Rahmetli Levent Kırca’nın ‘Olacak o kadar’da ki parodisini izlemişsinizdir. Arabasıyla kırmızı ışıkta geçer. Biraz ileride trafik polisi durdurur. Polis aracın yanına gelip “Ehliyet- ruhsat” isteyince, Kırca “Verdinizde mi, istiyorsunuz?” diye cevap verir.
Ülkemizdeki insanların trafik kuralları ve işaretleriyle ilgili bakışının az biraz bu hesap olduğunu herkes bilir. Kimileri, gelişmiş ülkelerdekine benzer doğru trafik alt yapısı ve medeni ülkelerdeki gibi bir diğerine saygılı, kurallara uyan insanların var olduğu bir yerde yaşama hayallerimizin gerçeğe dönebilmesi için en az bin kasa deniz balığı yememiz lazım, derler.
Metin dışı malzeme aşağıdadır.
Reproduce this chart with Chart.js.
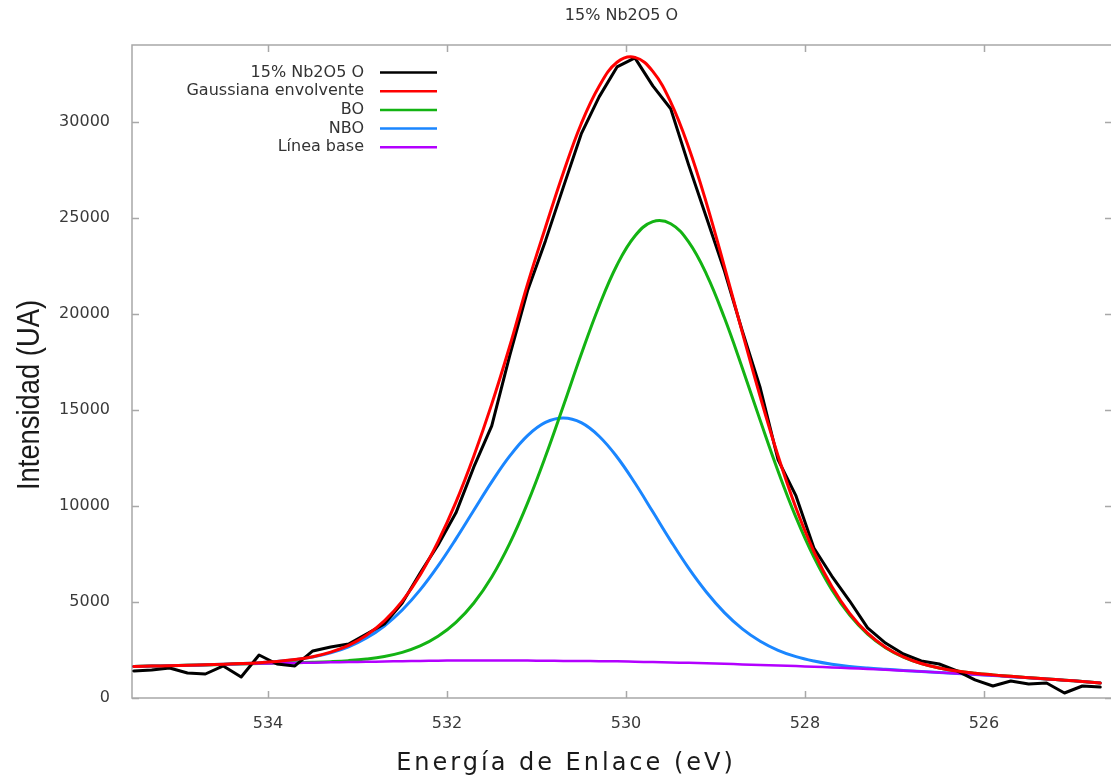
<!DOCTYPE html>
<html>
<head>
<meta charset="utf-8">
<title>15% Nb2O5 O</title>
<script src="https://cdn.jsdelivr.net/npm/chart.js@4.4.1/dist/chart.umd.min.js"></script>
<style>
  html, body { margin: 0; padding: 0; background: #fff; }
  #grafico { display: block; }
</style>
</head>
<body>
<canvas id="grafico" width="1111" height="778"></canvas>
<script>
// Energía de enlace (eV), paso 0.2
var energia = [535.5, 535.3, 535.1, 534.9, 534.7, 534.5, 534.3, 534.1, 533.9, 533.7,
  533.5, 533.3, 533.1, 532.9, 532.7, 532.5, 532.3, 532.1, 531.9, 531.7,
  531.5, 531.3, 531.1, 530.9, 530.7, 530.5, 530.3, 530.1, 529.9, 529.7,
  529.5, 529.3, 529.1, 528.9, 528.7, 528.5, 528.3, 528.1, 527.9, 527.7,
  527.5, 527.3, 527.1, 526.9, 526.7, 526.5, 526.3, 526.1, 525.9, 525.7,
  525.5, 525.3, 525.1, 524.9, 524.7];

// espectro medido
var espectro = [1410, 1460, 1560, 1300, 1250, 1670, 1090, 2240, 1770, 1670,
  2450, 2660, 2810, 3330, 3850, 4950, 6510, 7970, 9640, 12030,
  14170, 17810, 21200, 23800, 26600, 29370, 31300, 32860, 33330, 31870,
  30680, 27760, 25000, 22240, 19110, 16150, 12400, 10520, 7810, 6350,
  5050, 3650, 2860, 2290, 1930, 1770, 1410, 940, 625, 885,
  730, 780, 260, 625, 570];

// Gaussiana envolvente
var envolvente = [1640, 1660, 1681, 1703, 1726, 1762, 1796, 1841, 1906, 2001,
  2151, 2386, 2740, 3266, 4014, 5043, 6407, 8144, 10200, 12600,
  15300, 18300, 21550, 24500, 27350, 29900, 31850, 33100, 33357, 32625,
  31027, 28679, 25757, 22461, 19036, 15691, 12602, 9894, 7626, 5805,
  4409, 3378, 2647, 2141, 1795, 1562, 1404, 1292, 1204, 1127,
  1058, 990, 930, 860, 780];

// BO
var bo = [1640, 1660, 1680, 1700, 1720, 1750, 1771, 1792, 1814, 1834,
  1859, 1894, 1946, 2030, 2163, 2376, 2709, 3212, 3935, 4944,
  6299, 8034, 10145, 12569, 15203, 17892, 20412, 22543, 24055, 24801,
  24694, 23747, 22059, 19794, 17185, 14455, 11808, 9402, 7334, 5638,
  4317, 3329, 2622, 2129, 1789, 1559, 1403, 1292, 1204, 1127,
  1058, 990, 930, 860, 780];

// NBO
var nbo = [1640, 1660, 1681, 1703, 1726, 1762, 1795, 1839, 1902, 1992,
  2132, 2347, 2664, 3121, 3751, 4582, 5628, 6877, 8283, 9774,
  11252, 12590, 13664, 14349, 14580, 14334, 13629, 12550, 11192, 9694,
  8183, 6762, 5508, 4447, 3601, 2956, 2484, 2152, 1922, 1757,
  1642, 1559, 1495, 1437, 1381, 1328, 1276, 1225, 1170, 1110,
  1050, 990, 930, 860, 780];

// Línea base
var lineaBase = [1640, 1660, 1680, 1700, 1720, 1750, 1770, 1790, 1810, 1825,
  1840, 1855, 1870, 1885, 1900, 1915, 1930, 1945, 1950, 1950,
  1950, 1950, 1950, 1940, 1930, 1925, 1915, 1910, 1890, 1870,
  1850, 1830, 1810, 1780, 1750, 1720, 1690, 1660, 1630, 1590,
  1550, 1510, 1470, 1425, 1375, 1325, 1275, 1225, 1170, 1110,
  1050, 990, 930, 860, 780];

var nombres = ["15% Nb2O5 O", "Gaussiana envolvente", "BO", "NBO", "Línea base"];
var colores = ["#000000", "#ff0000", "#13b313", "#1a86ff", "#b300ff"];

var xTicks = [534, 532, 530, 528, 526];
var yTicks = [0, 5000, 10000, 15000, 20000, 25000, 30000];

function puntos(valores) {
  return valores.map(function (v, i) { return { x: energia[i], y: v }; });
}

//---------------------------
//- MARCO, LEYENDA, TITULOS -
//---------------------------
var marcoPlugin = {
  id: "marco",
  beforeDatasetsDraw: function (chart) {
    var ctx = chart.ctx, a = chart.chartArea;
    var sx = chart.scales.x, sy = chart.scales.y;
    ctx.save();
    ctx.strokeStyle = "#a8a8a8";
    ctx.lineWidth = 1.5;
    ctx.beginPath();
    ctx.moveTo(a.right, a.top);
    ctx.lineTo(a.left, a.top);
    ctx.lineTo(a.left, a.bottom);
    ctx.lineTo(a.right, a.bottom);
    xTicks.forEach(function (v) {
      var px = Math.round(sx.getPixelForValue(v)) + 0.5;
      ctx.moveTo(px, a.bottom); ctx.lineTo(px, a.bottom - 7);
      ctx.moveTo(px, a.top); ctx.lineTo(px, a.top + 7);
    });
    yTicks.forEach(function (v) {
      var py = Math.round(sy.getPixelForValue(v)) + 0.5;
      ctx.moveTo(a.left, py); ctx.lineTo(a.left + 7, py);
      ctx.moveTo(a.right, py); ctx.lineTo(a.right - 6, py);
    });
    ctx.stroke();
    ctx.restore();
  },
  afterDraw: function (chart) {
    var ctx = chart.ctx;
    ctx.save();

    // leyenda
    ctx.font = '16px "DejaVu Sans", sans-serif';
    ctx.textAlign = "right";
    ctx.textBaseline = "middle";
    nombres.forEach(function (n, i) {
      var y = 72.5 + i * 18.7;
      ctx.fillStyle = "#333333";
      ctx.fillText(n, 364, y);
      ctx.strokeStyle = colores[i];
      ctx.lineWidth = 2.5;
      ctx.beginPath();
      ctx.moveTo(380, y);
      ctx.lineTo(437, y);
      ctx.stroke();
    });

    // título eje x
    ctx.fillStyle = "#1a1a1a";
    ctx.font = '24px "DejaVu Sans", sans-serif';
    ctx.textAlign = "center";
    ctx.textBaseline = "middle";
    ctx.letterSpacing = "3px";
    ctx.fillText("Energía de Enlace (eV)", 566, 764);
    ctx.letterSpacing = "0px";

    // título eje y (letra estrecha)
    ctx.translate(30, 395);
    ctx.rotate(-Math.PI / 2);
    ctx.font = '32px "Liberation Sans Narrow", "Liberation Sans", sans-serif';
    var ancho = ctx.measureText("Intensidad (UA)").width;
    ctx.scale(190 / ancho, 1);
    ctx.fillText("Intensidad (UA)", 0, 0);

    ctx.restore();
  }
};

var series = [
  { label: nombres[0], data: puntos(espectro), borderColor: colores[0], borderWidth: 3, tension: 0, order: 1 },
  { label: nombres[1], data: puntos(envolvente), borderColor: colores[1], borderWidth: 3, tension: 0.4, order: 0 },
  { label: nombres[2], data: puntos(bo), borderColor: colores[2], borderWidth: 3, tension: 0.4, order: 3 },
  { label: nombres[3], data: puntos(nbo), borderColor: colores[3], borderWidth: 3, tension: 0.4, order: 4 },
  { label: nombres[4], data: puntos(lineaBase), borderColor: colores[4], borderWidth: 2.5, tension: 0.4, order: 2 }
];

var tickFont = { family: '"DejaVu Sans", sans-serif', size: 16 };

new Chart(document.getElementById("grafico").getContext("2d"), {
  type: "line",
  data: { datasets: series },
  plugins: [marcoPlugin],
  options: {
    responsive: false,
    animation: false,
    events: [],
    elements: { point: { radius: 0 }, line: { fill: false, borderCapStyle: "round", borderJoinStyle: "round" } },
    layout: { padding: { left: 0, right: 0, top: 0, bottom: 0 } },
    plugins: {
      legend: { display: false },
      tooltip: { enabled: false },
      title: {
        display: true,
        text: "15% Nb2O5 O",
        fullSize: false,
        color: "#333333",
        font: { family: '"DejaVu Sans", sans-serif', size: 16, weight: "normal", lineHeight: 1.2 },
        padding: { top: 6, bottom: 19.8 }
      }
    },
    scales: {
      x: {
        type: "linear",
        reverse: true,
        min: 524.58,
        max: 535.52,
        grid: { display: false },
        border: { display: false },
        ticks: { color: "#3a3a3a", font: tickFont, padding: 8, callback: function (v) { return String(v); } },
        afterBuildTicks: function (s) { s.ticks = xTicks.map(function (v) { return { value: v }; }); },
        afterFit: function (s) { s.height = 80; }
      },
      y: {
        type: "linear",
        min: 0,
        max: 34000,
        grid: { display: false },
        border: { display: false },
        ticks: { color: "#3a3a3a", font: tickFont, padding: 14, callback: function (v) { return String(v); } },
        afterBuildTicks: function (s) { s.ticks = yTicks.map(function (v) { return { value: v }; }); },
        afterFit: function (s) { s.width = 132; }
      }
    }
  }
});
</script>
</body>
</html>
Kim bilir! Belki de doğrudur. Öyle bile olsa, madem dönel kavşakların sayısı hızla çoğalıyor, o halde dönel kavşaklarda yol hakkı kimin kuralını sürücülere hatırlatmakta fayda var. Yoksa, söylediniz de biz mi uymadık deyiverirler! Bu yüzden bence “Bodrum’a geldin dönel kavşaklara gireceksin, yol hakkı dönel kavşaktaki sürücünündür sakın unutma!” mealinde kocaman bir uyarı levhası acilen Bodrum girişinde dikkat çekecek bir yere dikilmelidir…
Ülkemizde ve ilçemizde bunca önemli olaylar sürüp giderken böyle bir konuyu gündeme getirmeye bilmem siz ne dersiniz?